Cellulases from a number of bacterial and fungal sources have been purified and characterized. The best investigated and most widely applied cellulolytic enzymes of fungal origin have been derived from Trichoderma reesei (the anamorph of Hypocrea jecorina). Cellulases from less known fungi have also been disclosed. Hong et al. (2003a and 2003b) characterize EG and CBHI of Thermoascus aurantiacus produced in yeast. Tuohy et al. (2002) describe three forms of cellobiohydrolases from Talaromyces emersonii, a moderately thermophilic fungus. The sequence and detailed biochemical characterization of these T. emersonii cellobiohydrolases have shown comparable properties with the cellobiohydrolases of T. reesei and P. chrysosporium. The cellulase enzymes of another thermophilic fungus, Melanocarpus albomyces, include at least two endoglucanases (Cel45A and Cel7A) and one cellobiohydrolase (Cel7B).

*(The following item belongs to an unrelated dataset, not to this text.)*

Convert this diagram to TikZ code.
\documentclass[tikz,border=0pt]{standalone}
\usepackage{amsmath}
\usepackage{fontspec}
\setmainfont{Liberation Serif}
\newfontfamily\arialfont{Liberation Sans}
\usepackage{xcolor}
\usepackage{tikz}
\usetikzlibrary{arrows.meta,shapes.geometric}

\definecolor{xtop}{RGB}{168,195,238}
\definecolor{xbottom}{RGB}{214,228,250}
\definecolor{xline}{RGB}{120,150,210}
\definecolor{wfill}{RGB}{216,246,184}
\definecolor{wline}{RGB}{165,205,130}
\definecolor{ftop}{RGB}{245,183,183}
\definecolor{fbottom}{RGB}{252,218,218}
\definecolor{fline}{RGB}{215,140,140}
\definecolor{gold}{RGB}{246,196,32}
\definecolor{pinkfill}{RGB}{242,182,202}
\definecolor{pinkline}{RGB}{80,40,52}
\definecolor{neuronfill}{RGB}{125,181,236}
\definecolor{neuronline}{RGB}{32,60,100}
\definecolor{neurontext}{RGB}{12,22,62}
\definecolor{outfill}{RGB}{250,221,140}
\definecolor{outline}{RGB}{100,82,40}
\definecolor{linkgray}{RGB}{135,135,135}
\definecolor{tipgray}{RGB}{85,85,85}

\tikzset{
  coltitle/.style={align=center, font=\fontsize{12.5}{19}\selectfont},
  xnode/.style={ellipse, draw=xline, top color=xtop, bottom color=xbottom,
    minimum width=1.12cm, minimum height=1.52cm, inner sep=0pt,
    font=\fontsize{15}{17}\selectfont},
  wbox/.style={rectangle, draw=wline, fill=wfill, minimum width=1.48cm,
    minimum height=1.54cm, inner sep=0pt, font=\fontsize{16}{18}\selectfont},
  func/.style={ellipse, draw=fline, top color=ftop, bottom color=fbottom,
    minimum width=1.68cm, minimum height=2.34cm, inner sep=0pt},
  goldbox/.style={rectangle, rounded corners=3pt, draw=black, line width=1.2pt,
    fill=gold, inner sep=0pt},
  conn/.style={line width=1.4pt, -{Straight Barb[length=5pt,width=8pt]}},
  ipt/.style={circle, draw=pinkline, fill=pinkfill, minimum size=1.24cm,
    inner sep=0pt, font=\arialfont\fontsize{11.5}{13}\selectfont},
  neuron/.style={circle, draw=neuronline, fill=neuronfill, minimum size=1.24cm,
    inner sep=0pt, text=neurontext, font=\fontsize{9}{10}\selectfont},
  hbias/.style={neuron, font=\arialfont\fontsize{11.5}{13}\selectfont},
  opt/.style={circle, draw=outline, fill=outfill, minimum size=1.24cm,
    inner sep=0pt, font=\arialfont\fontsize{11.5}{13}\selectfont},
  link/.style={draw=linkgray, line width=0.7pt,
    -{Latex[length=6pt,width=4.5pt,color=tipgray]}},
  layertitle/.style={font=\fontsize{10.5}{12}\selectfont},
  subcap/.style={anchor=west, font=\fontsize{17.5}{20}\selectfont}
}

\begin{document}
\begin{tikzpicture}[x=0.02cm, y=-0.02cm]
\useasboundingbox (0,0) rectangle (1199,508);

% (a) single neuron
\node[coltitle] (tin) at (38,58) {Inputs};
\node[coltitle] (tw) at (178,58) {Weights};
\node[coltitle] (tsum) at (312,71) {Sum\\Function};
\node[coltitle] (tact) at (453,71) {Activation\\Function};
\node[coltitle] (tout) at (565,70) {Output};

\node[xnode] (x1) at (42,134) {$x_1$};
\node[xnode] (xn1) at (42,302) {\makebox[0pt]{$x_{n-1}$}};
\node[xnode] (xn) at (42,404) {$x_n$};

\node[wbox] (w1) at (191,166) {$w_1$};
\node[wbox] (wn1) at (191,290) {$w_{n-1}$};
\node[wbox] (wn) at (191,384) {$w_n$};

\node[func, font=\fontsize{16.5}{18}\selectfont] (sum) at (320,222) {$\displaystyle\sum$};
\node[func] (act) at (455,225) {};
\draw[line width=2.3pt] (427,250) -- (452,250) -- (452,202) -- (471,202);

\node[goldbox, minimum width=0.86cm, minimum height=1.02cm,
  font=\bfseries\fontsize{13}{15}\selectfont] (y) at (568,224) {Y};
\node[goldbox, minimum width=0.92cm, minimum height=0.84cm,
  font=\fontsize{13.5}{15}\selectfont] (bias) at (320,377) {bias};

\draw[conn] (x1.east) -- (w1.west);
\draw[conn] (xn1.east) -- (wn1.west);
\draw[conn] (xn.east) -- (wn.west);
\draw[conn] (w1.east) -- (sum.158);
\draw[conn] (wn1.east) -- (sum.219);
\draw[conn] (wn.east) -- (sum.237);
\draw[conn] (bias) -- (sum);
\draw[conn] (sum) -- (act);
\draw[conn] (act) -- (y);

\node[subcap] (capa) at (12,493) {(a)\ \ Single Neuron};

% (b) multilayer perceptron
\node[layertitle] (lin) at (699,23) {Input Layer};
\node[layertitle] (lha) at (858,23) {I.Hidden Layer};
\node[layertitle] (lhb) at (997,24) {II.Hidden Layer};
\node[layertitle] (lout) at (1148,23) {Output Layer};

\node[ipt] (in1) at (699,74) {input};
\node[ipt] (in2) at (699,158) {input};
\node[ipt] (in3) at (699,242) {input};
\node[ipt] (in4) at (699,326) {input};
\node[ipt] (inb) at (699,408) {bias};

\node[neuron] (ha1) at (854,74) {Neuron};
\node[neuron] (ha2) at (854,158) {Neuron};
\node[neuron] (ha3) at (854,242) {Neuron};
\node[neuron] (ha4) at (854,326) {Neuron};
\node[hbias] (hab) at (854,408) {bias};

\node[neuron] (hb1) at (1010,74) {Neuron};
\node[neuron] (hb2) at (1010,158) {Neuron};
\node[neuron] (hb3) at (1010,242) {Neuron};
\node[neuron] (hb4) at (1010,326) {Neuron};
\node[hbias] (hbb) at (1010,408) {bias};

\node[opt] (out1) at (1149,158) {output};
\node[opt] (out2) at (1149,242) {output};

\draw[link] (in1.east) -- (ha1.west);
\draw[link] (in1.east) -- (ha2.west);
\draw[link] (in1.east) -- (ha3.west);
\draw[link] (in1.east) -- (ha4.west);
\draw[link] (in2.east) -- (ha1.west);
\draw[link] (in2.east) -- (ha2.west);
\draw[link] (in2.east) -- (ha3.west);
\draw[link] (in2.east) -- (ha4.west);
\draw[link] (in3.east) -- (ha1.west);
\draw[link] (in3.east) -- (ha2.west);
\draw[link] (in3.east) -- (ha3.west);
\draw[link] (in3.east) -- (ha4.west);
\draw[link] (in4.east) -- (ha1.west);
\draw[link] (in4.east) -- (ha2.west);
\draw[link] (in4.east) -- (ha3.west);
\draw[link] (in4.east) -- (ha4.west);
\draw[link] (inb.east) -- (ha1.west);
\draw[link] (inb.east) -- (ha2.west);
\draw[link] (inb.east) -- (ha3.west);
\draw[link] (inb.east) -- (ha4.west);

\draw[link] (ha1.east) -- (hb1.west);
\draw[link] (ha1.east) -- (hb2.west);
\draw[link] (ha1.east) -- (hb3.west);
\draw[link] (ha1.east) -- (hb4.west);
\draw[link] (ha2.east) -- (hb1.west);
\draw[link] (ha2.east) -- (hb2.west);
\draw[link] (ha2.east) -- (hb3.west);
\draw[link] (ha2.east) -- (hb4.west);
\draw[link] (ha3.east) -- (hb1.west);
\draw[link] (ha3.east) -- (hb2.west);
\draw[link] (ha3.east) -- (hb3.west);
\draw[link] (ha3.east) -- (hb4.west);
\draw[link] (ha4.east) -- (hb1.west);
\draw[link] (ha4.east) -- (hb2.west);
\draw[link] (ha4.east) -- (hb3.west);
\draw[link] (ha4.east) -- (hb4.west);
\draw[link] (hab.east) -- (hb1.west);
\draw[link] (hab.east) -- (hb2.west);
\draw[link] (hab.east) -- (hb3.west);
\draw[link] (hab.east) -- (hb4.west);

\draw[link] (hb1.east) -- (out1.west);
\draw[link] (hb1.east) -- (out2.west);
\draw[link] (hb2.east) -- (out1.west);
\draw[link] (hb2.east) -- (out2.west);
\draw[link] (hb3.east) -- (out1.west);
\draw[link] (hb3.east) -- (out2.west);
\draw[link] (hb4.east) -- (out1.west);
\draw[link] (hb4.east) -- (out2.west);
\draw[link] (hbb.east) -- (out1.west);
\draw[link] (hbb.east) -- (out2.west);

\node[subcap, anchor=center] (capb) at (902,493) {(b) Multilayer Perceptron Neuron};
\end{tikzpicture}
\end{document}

These enzymes have been cloned and characterized for their pH and temperature behavior (Miettinen-Oinonen et al., 2004). WO2007071818 describes enzymatic conversion of lignocellulosic material by enzymes including cellobiohydrolase, endoglucanase, beta-glucosidase and optionally xylanase derived from Thermoascus auranticus, Acremonium thermophilium or Chaetomium thermophilium. U.S. Pat. No. 7,892,812 describes cellulose compositions comprising endoglucanase and their use in industrial applications, for example in saccharification of lignocellulose biomass. The cellulases are from fungi Chrysosporium lucknowense, which has been identified as Myceliophthora thermophila (Visser et al., 2011).

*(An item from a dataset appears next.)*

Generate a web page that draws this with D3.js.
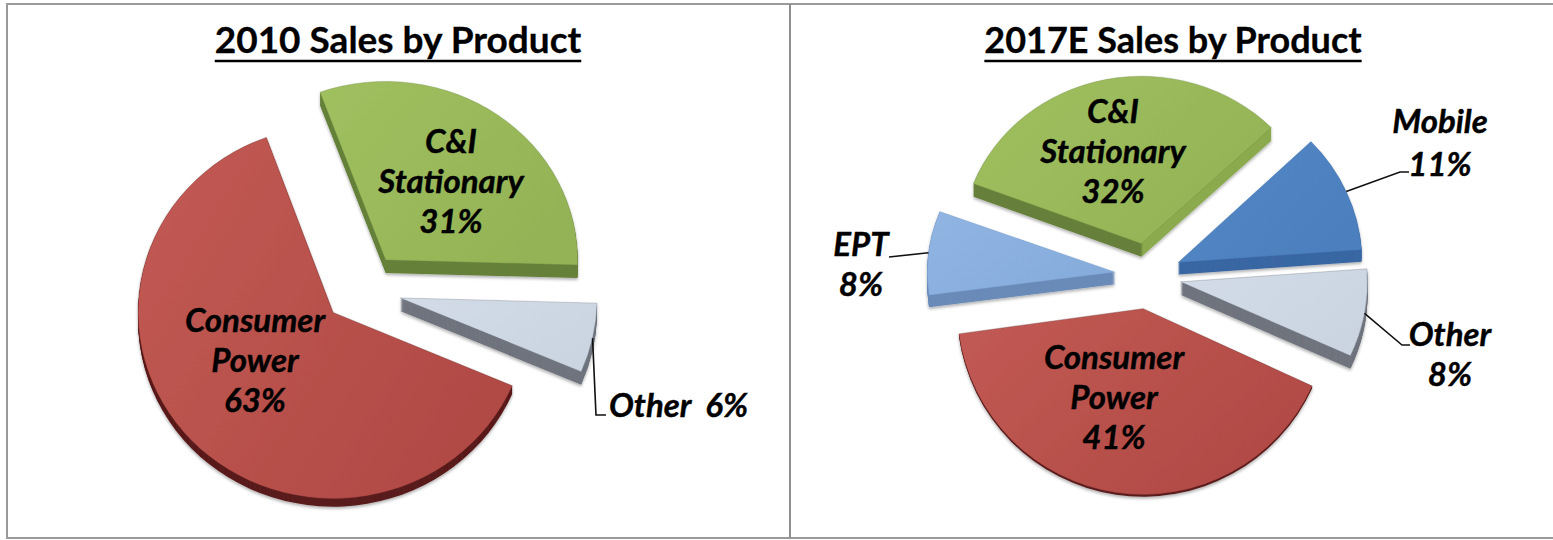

Endoglucanases of the Cel7 family (EGs fam 7) are disclosed e.g. in U.S. Pat. No. 5,912,157, which pertains Myceliphthora endoglucanase and its homologues and applications thereof in detergent, textile, and pulp. U.S. Pat. No. 6,071,735 describes cellulases exhibiting high endoglucanase activity in alkaline conditions. Uses as detergent, in pulp and paper, and textile applications are discussed. U.S. Pat. No. 5,763,254 discloses enzymes from strains of Humicola, Fusarium and Myceliopthora degrading cellulose/hemicellulose and having a carbohydrate binding module homologous to the region A of T. reesei. 
WO2004078919 discloses purified glycosyl hydrolase family 7 (Cel7A) enzymes from Penicillium funiculosum, which demonstrate a high level of specific performance when formulated with an endoglucanase and tested on pretreated corn stover.

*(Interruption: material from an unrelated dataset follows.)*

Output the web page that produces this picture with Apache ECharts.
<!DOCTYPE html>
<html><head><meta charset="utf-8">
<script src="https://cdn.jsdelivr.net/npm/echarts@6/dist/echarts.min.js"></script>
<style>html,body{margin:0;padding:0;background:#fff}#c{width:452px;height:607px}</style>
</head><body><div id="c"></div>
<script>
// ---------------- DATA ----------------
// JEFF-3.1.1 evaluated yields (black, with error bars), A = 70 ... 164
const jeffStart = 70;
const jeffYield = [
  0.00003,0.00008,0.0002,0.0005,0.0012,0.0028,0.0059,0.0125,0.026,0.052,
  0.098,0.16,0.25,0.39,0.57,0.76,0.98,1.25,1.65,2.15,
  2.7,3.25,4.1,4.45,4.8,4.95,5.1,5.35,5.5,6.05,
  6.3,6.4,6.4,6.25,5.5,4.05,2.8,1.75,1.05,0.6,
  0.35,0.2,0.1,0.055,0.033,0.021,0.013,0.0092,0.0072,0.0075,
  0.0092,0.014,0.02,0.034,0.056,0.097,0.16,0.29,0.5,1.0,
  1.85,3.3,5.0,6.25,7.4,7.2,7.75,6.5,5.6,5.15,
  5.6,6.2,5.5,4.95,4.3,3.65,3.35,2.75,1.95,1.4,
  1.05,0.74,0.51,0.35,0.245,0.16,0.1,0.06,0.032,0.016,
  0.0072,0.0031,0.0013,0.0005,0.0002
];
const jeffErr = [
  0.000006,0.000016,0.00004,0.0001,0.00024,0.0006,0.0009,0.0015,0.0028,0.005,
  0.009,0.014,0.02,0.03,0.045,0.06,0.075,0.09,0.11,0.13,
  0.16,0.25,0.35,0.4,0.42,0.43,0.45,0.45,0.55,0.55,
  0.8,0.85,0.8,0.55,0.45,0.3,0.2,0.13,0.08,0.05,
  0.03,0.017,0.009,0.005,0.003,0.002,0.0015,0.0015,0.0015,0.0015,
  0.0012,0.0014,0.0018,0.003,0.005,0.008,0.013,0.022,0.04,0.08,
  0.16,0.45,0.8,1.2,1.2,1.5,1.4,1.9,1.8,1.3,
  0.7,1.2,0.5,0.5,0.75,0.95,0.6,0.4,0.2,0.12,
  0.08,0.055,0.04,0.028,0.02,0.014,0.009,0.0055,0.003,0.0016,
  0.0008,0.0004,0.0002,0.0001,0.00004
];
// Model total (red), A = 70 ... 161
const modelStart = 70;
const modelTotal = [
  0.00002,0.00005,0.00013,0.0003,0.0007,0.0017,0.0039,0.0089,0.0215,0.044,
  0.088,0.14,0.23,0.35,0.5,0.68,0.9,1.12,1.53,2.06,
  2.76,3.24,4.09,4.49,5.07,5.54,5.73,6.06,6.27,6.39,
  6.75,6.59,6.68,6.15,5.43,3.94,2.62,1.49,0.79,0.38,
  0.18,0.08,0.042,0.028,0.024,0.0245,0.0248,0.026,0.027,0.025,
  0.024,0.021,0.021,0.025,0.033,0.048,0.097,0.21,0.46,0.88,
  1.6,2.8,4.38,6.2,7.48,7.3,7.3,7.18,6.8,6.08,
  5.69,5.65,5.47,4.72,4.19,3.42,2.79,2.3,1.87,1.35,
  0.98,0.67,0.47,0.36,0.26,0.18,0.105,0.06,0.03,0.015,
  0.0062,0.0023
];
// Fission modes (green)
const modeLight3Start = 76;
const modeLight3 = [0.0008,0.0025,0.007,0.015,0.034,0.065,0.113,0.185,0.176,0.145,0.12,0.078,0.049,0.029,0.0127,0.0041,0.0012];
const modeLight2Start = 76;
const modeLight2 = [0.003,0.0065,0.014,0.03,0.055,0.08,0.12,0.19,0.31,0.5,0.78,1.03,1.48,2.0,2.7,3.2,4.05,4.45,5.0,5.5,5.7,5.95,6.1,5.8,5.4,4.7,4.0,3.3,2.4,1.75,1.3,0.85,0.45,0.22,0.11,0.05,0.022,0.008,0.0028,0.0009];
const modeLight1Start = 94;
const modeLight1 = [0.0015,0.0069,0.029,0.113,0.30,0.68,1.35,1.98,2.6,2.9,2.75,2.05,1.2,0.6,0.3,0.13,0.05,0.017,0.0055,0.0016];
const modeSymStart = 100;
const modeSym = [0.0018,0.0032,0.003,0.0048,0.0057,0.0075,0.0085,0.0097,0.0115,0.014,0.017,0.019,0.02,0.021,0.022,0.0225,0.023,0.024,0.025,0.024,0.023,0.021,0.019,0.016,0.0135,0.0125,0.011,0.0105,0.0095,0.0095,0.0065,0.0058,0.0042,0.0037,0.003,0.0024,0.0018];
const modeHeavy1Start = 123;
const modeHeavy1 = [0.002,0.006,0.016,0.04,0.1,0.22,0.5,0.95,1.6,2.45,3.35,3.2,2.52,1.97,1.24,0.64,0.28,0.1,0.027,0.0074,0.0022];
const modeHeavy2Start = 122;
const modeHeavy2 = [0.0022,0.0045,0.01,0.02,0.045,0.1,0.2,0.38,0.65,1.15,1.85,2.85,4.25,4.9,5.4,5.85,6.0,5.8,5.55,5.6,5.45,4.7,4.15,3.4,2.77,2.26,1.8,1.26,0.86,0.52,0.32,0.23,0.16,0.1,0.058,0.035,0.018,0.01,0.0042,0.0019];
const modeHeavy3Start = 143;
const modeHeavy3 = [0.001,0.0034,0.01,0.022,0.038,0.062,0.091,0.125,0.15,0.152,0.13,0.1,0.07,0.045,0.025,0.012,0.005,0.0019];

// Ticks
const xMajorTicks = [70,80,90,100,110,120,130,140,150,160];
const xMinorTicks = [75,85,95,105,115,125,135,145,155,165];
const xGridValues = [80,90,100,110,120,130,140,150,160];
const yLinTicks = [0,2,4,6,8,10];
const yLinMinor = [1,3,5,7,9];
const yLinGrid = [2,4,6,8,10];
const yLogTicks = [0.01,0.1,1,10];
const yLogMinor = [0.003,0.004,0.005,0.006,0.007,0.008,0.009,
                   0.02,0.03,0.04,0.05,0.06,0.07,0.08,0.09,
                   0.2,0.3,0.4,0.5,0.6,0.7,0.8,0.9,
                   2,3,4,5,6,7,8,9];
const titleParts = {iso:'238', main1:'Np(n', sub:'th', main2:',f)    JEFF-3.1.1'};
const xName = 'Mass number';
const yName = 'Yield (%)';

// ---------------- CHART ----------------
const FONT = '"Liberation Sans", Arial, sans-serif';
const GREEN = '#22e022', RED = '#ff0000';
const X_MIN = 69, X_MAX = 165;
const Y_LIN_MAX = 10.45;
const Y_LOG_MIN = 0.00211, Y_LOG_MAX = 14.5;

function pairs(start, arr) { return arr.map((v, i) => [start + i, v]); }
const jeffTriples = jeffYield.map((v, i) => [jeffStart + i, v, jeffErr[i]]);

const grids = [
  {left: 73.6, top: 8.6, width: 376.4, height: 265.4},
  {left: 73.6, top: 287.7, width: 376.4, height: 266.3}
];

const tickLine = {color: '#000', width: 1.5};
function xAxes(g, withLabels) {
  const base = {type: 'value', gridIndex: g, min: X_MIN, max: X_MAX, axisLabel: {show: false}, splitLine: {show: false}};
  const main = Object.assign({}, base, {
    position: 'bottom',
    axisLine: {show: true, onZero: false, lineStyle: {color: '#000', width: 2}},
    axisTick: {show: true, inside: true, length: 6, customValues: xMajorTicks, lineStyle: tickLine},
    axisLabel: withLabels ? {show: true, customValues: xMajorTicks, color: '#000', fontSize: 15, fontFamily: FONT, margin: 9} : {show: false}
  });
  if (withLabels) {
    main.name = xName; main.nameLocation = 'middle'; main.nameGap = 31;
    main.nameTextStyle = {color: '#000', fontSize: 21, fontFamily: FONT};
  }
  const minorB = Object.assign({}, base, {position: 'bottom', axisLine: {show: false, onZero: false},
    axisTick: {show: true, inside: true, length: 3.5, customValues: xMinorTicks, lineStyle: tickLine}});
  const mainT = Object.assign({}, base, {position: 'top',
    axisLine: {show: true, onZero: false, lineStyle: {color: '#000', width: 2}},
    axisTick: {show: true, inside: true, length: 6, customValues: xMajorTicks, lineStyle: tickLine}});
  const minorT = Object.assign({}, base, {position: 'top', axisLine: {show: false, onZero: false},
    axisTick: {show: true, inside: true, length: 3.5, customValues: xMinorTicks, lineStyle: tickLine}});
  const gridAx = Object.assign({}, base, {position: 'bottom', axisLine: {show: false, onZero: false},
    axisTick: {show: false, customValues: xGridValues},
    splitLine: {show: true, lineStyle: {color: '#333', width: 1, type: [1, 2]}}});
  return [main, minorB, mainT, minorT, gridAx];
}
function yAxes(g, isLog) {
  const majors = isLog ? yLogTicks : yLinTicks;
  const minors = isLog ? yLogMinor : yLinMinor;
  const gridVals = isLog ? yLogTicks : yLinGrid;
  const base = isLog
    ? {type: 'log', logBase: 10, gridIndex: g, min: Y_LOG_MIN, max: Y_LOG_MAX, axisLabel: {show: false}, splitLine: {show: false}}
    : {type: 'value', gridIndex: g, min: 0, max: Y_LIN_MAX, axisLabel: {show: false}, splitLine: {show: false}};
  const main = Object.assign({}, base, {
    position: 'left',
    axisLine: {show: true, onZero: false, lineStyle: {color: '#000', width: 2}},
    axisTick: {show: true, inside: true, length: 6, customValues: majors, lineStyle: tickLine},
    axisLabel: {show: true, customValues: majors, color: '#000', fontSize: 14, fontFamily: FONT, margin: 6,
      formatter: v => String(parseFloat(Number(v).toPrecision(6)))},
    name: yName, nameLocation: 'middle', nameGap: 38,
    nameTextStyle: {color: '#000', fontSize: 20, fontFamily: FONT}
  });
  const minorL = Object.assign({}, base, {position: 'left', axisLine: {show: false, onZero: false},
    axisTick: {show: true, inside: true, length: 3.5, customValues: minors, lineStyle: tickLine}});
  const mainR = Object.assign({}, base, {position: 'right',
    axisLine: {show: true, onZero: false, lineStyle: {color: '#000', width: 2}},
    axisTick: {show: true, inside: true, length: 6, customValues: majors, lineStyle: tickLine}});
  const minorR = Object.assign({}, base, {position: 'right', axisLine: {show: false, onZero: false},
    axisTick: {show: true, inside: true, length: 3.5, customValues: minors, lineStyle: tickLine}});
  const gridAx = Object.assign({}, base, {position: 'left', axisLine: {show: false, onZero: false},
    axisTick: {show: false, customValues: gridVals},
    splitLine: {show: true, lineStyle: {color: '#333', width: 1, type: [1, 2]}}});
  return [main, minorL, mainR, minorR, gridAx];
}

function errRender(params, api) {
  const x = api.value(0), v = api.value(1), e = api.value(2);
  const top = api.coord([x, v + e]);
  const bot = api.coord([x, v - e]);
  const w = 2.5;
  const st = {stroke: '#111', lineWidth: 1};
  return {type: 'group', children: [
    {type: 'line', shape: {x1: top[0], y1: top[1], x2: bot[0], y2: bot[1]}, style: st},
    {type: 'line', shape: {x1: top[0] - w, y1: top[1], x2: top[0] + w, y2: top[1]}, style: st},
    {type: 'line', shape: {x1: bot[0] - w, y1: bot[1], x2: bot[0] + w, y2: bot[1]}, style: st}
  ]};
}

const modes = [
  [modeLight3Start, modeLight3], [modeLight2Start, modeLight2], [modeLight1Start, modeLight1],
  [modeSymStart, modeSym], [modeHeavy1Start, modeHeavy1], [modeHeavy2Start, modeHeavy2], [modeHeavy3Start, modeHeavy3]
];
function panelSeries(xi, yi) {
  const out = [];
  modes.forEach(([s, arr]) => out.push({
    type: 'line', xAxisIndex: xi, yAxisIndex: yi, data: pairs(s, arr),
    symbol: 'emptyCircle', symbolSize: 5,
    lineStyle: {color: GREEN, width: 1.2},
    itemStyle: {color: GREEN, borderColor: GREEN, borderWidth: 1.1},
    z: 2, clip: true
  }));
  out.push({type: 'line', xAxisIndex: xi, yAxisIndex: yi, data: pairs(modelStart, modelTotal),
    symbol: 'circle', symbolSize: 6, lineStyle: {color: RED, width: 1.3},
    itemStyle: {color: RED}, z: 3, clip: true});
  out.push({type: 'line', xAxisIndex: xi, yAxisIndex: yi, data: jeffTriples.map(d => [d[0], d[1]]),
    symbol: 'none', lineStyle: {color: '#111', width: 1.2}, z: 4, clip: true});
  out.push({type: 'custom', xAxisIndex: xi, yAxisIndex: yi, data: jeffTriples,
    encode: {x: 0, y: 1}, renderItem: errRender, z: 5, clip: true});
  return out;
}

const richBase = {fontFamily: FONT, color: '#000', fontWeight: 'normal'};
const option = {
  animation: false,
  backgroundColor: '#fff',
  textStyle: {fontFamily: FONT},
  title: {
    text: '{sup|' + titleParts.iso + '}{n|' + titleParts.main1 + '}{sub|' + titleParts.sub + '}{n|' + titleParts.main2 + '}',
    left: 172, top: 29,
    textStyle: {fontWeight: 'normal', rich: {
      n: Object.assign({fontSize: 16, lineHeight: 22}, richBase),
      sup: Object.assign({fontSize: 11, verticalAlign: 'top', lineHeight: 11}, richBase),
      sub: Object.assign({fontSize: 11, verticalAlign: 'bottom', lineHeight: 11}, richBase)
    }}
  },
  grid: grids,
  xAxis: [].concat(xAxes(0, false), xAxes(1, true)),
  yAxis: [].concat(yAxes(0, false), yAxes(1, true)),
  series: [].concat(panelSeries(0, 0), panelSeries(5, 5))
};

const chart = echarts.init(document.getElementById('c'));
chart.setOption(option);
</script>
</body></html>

Haakana et al., (2004) describes the cloning and sequencing of three genes encoding cellulases Cel45A, Cel7A and Cel7B from Melanocarpus albomyces. These cellulases work well in biostoning, with lower backstaining compared to T. reesei. WO9714804 discloses Cel7A family enzymes from Melanocarpus albomyces and its applications in textile and detergent industry. Voutilainen et al., (2008) describes novel GH7 family cellobiohydrolases from the thermophilic fungi Acremonium thermophilum, Thermoascus auranticus and Chaetomium thermophilum active on insoluble polymeric substrates and participating in the rate limiting step in the hydrolysis of cellulose.
U.S. Pat. No. 5,393,670 describes the DNA, vectors and transformed host encoding Trichoderma reesei endoglucanase I.
There is a continuous need for new methods of degrading cellulosic substrates, in particular lignocellulosic substrates, and for new enzymes and enzyme mixtures, which enhance the efficiency of the degradation. There is also a need for enzymes and processes, which are versatile and which work not only at moderate temperatures but also at high temperatures, thus increasing the reaction rates and enabling the use of high biomass consistency leading to high sugar and ethanol concentrations. This approach may lead to significant savings in energy and investment costs. The high temperature also decreases the risk of contamination during hydrolysis. The present invention aims to meet at least part of these needs.